Peonies
by: Mary Oliver
This morning the green fists of the peonies are getting ready
to break my heart
as the sun rises,
as the sun strokes them with his old, buttery fingers
and they open--
pools of lace,
white and pink--
and all day the black ants climb over them,
boring their deep and mysterious holes
into the curls,
craving the sweet sap,
taking it away
to their dark, underground cities--
and all day
under the shifty wind,
as in a dance to the great wedding,
the flowers bend their bright bodies,
and tip their fragrance to the air,
and rise,
their red stems holding
all that dampness and recklessness
gladly and lightly,
and there it is again--
beauty the brave, the exemplary,
blazing open.
Do you love this world?
Do you cherish your humble and silky life?
Do you adore the green grass with its terror beneath?
Do you also hurry, half-dressed and barefoot, into the garden,
and softly,
and exclaiming of their dearness,
fill your arms with the white and pink flowers,
with their honeyed heaviness, their lush trembling,
their eagerness
to be wild and perfect for a moment, before they are
nothing, forever?
Oliver really is seizing the day in this poem.

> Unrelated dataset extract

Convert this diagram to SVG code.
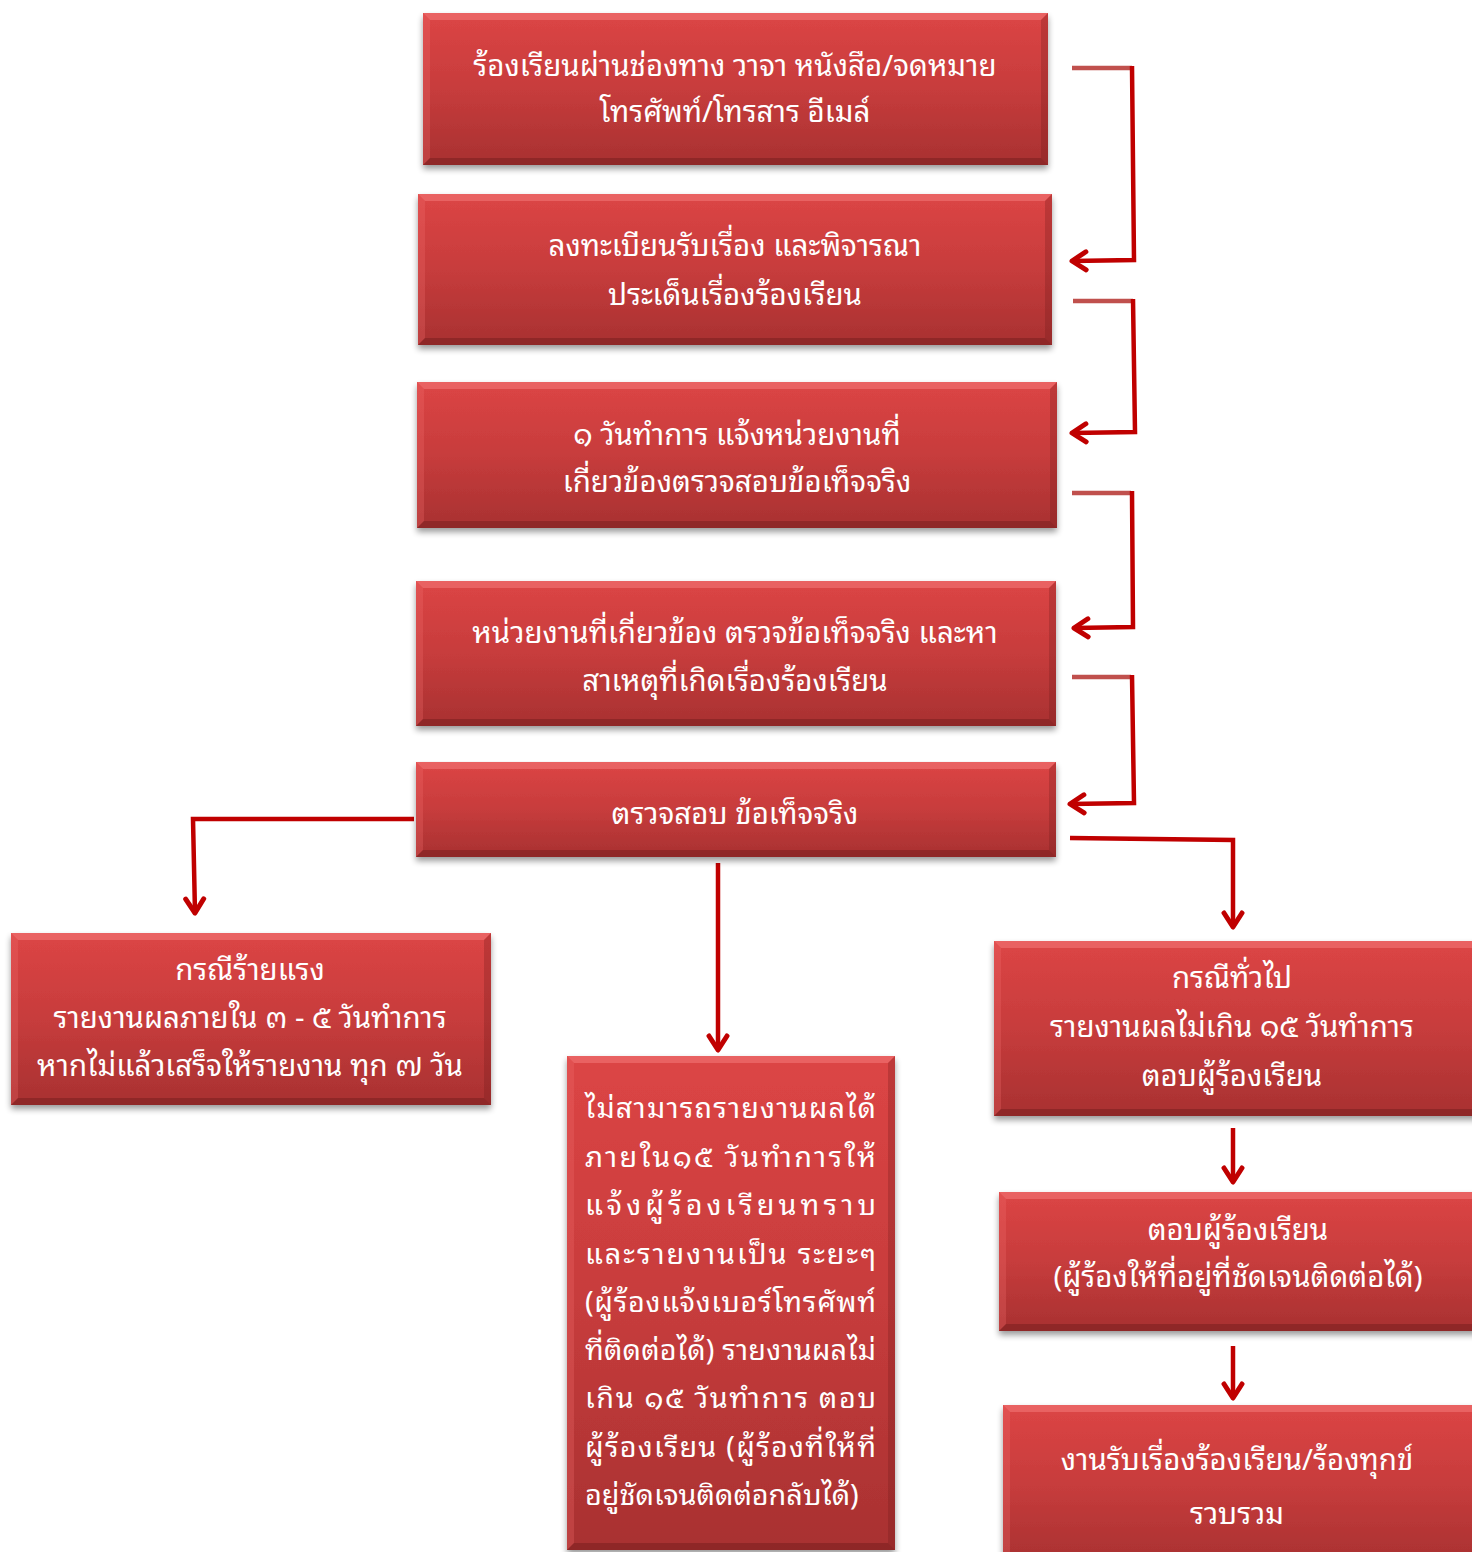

She knows the peonies will last only a little while before they are claimed by the terror beneath the grass, so she doesn't waste a second. In the thin light of morning, she ventures out barefoot and collects them in her arms, hugs them to her body. She wants to love this part of the world, this short moment of beauty, before it vanishes.
I went for a walk this evening with my wife and puppy. The long light of late August stretched our shadows out before us, and the trees flashed their last gasps of summer green. As I looked up into their canopies, I saw the first hints of autumn. Gold, just tiny flecks of it in that lake of chlorophyll. Not enough to declare summer over just yet, but enough to send prospectors out to pan for more gold.
It is the last day of August. I know this. While the rest of the United States has been baking under a brutal heat wave, I've been waking up in the Upper Peninsula of Michigan to almost frost on the windows. I'll call it a heavy mist. Fall is breathing down our necks.
Change is on the way.
I'm not going to get all Dead Poets Society in this post. However, I feel that urgency to squeeze as much summer into these last warm days as possible. I took tomorrow off from work. I don't have to teach, either. Maybe I'll go for a long walk with my dog. Or maybe I'll sit in my backyard all afternoon with a good book, my journal, and a pen. I still haven't seen Oppenheimer yet.
Moving from one season into another is always difficult for me, because my life changes drastically. Summer to fall, the shift is all about getting back into the classroom. No more quiet nights at home. Those nights will now be filled with grading and lesson planning and calming the fears of anxious students.
There's something in me that stubbornly wants to hold onto the ice cream days and nights of summer. I want a few more scoops of vanilla topped with hot fudge, if you know what I mean. Of course, there's nothing stopping me from going to the grocery store and picking up some Ben & Jerry's in September or October. Even December, if I want.
But it won't be the same. Ice cream on a 90-degree July day tastes different than ice cream on a 15-degree December day.
So, I'm following Oliver's lead here. Gathering up all the summer I can. In fact, I just went outside barefoot to look at the full moon, and the air smelled like July and August still. Cut grass lingering. Everyone in my neighborhood, it seems, mowed their lawns today.
Poet Robert Herrick wrote: "Gather ye rosebuds while ye may, / Old Time is still a-flying; / And this same flower that smiles today / Tomorrow will be dying."
Mary Oliver wrote: "Do you cherish your humble and silky life?"
Saint Marty writes: "Maybe I should get some Cherry Garcia."